The second trap consists of assuming that widespread, self-described ‘spirituality’ points to considerable overlap with the Catholic Church’s understanding of spirituality. Sometimes, perhaps. But it can also disguise radical disagreement. 

In the Christian tradition, spirituality is always built on community and social responsibility. There’s a realism about spiritual fantasies and illusions, not least about depression disguised as spiritual detachment. Above all, however, the most contemplative of lives are always linked to community obligations. 

Church and State are separate not least in their understanding of poverty. The Church would be making itself irrelevant if it adopted that of the State

That’s obviously not the only kind of spirituality on offer. One dominant contemporary image is of someone meditating, alone, in isolation, on a mountain peak. Ideals of contemporary luxury architecture and design reflect a similar idea. It’s as though the soul inhabits a kind of spiritual penthouse, open-plan and soaring above the din of the world far below, all glass and minimalist decoration, with uncluttered views of blue skies. 

Its spirituality conceived as a retreat from community and society. It’s a stripping away of material concerns and entangled social ties to find the radically authentic individual within. There are good reasons why it’s a compelling image and very popular. But it’s a world away from Christian spirituality. 

In some ways the two are antitheses. For so many people to say they are spiritual but not churchgoers is a statement of just how radically different their ideas are from those of Christianity. To think otherwise is to set yourself up for dialogue that gets lost in translation.
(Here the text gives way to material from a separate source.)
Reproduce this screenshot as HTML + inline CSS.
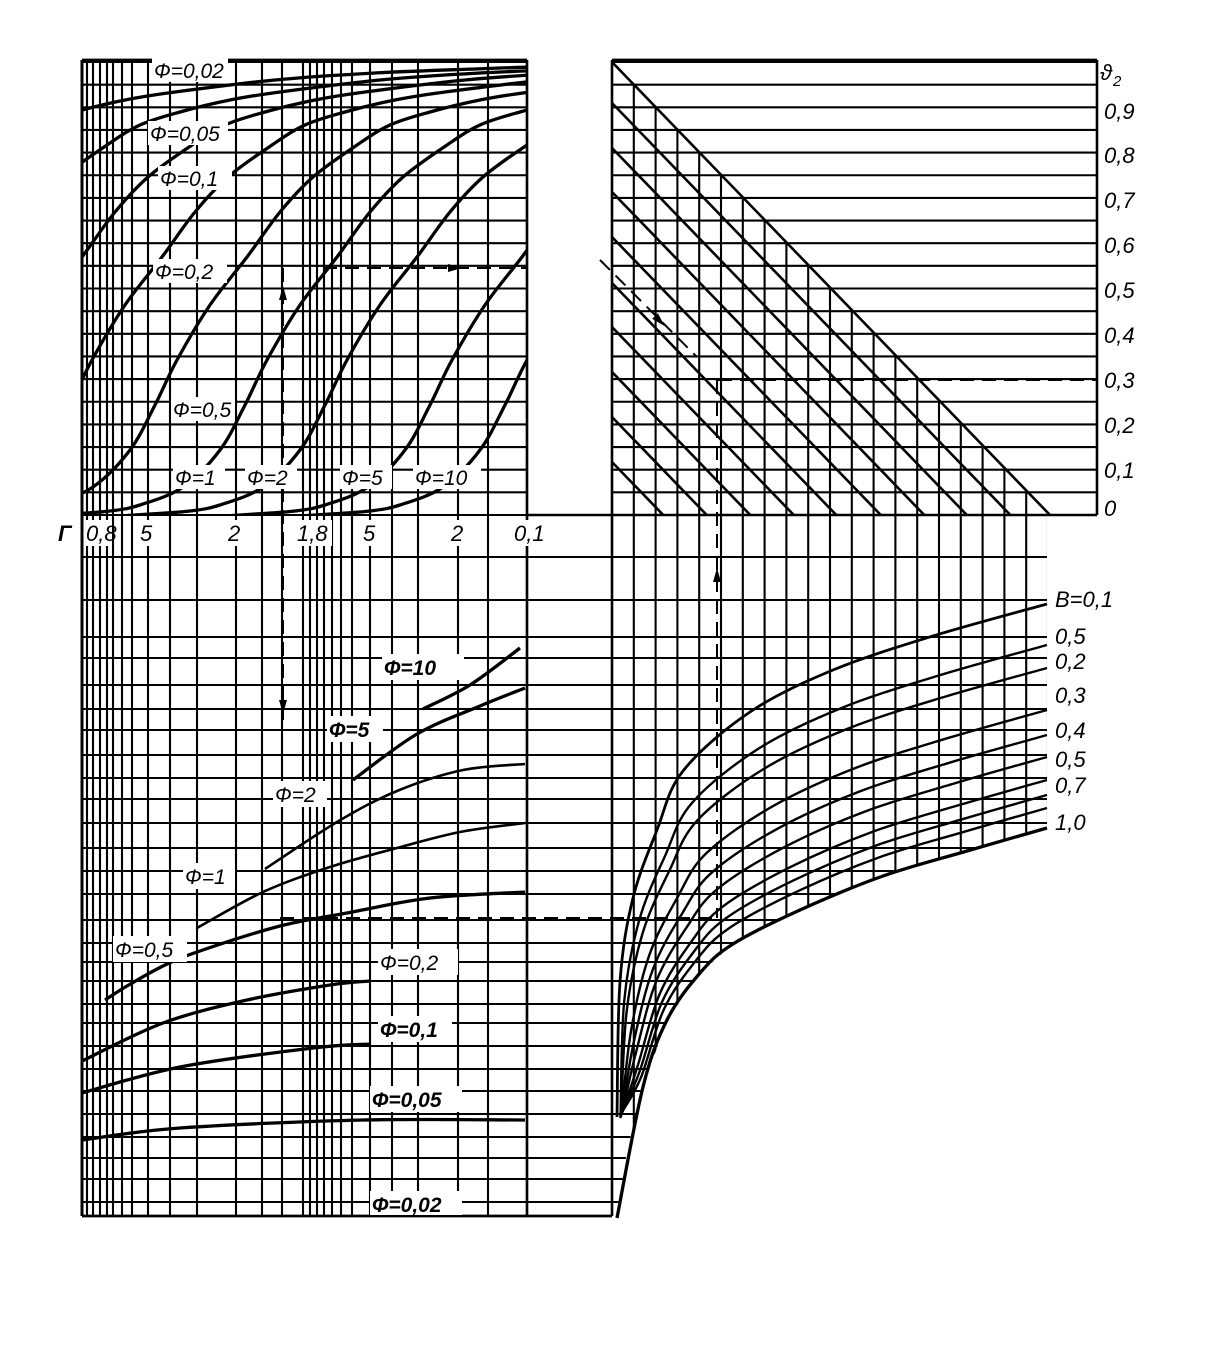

The third trap concerns relevance, particularly with respect to the margins of society. Church and State are separate not least in their understanding of poverty. The Church would be making itself irrelevant if it adopted that of the State. 

For the State, poverty is about what you have. For the Church, it’s about something more radical: what you are. 

For good reasons, the State measures poverty in relation to access to the market. It inevitably measures poverty in terms of possessions people lack. 

But the Church challenges how we should think about possession. Possession is rooted not in owning but in sharing. Everything we have, from life to property, is a gift ultimately from God. 

That’s why poverty isn’t just about what you have. If you’re not able to receive and give gifts, then you are poor in meaningful, enduring relationships. You’re like the billionaire who never receives flowers or birthday cards, and who cannot buy them for him or herself because it’s not the same thing. You can’t have it all without sharing.

The State’s understanding of poverty is secular, the Church’s is theological. You don’t have to subscribe to the theology to see that if the Church secularises its understanding of poverty and property, it’s the surest road to irrelevance – just another charitable NGO.

Yet the pressures on the Church to become ‘relevant’ in just this way are great. As more property belonging to the Church and ageing religious orders needs to be used in new ways, that pressure is increased. We can already see it in the bright suggestions to convert convents into old people’s homes. That’s a useful but secularised use of property.

It’s clear that if the Church wants to be relevant, it has to be faithful to its peculiar sense of realism. In an era of plundered public goods, its properties need to be reconceptualised as spaces of shared cultural gifts. In an age where solidarity is becoming more difficult even to imagine, and where liberty is imagined almost exclusively as being free of others, its spaces need to become areas where freedom is discovered in community. 

It doesn’t mean that people will return in droves to the Church. But at least they’ll know what it stands for.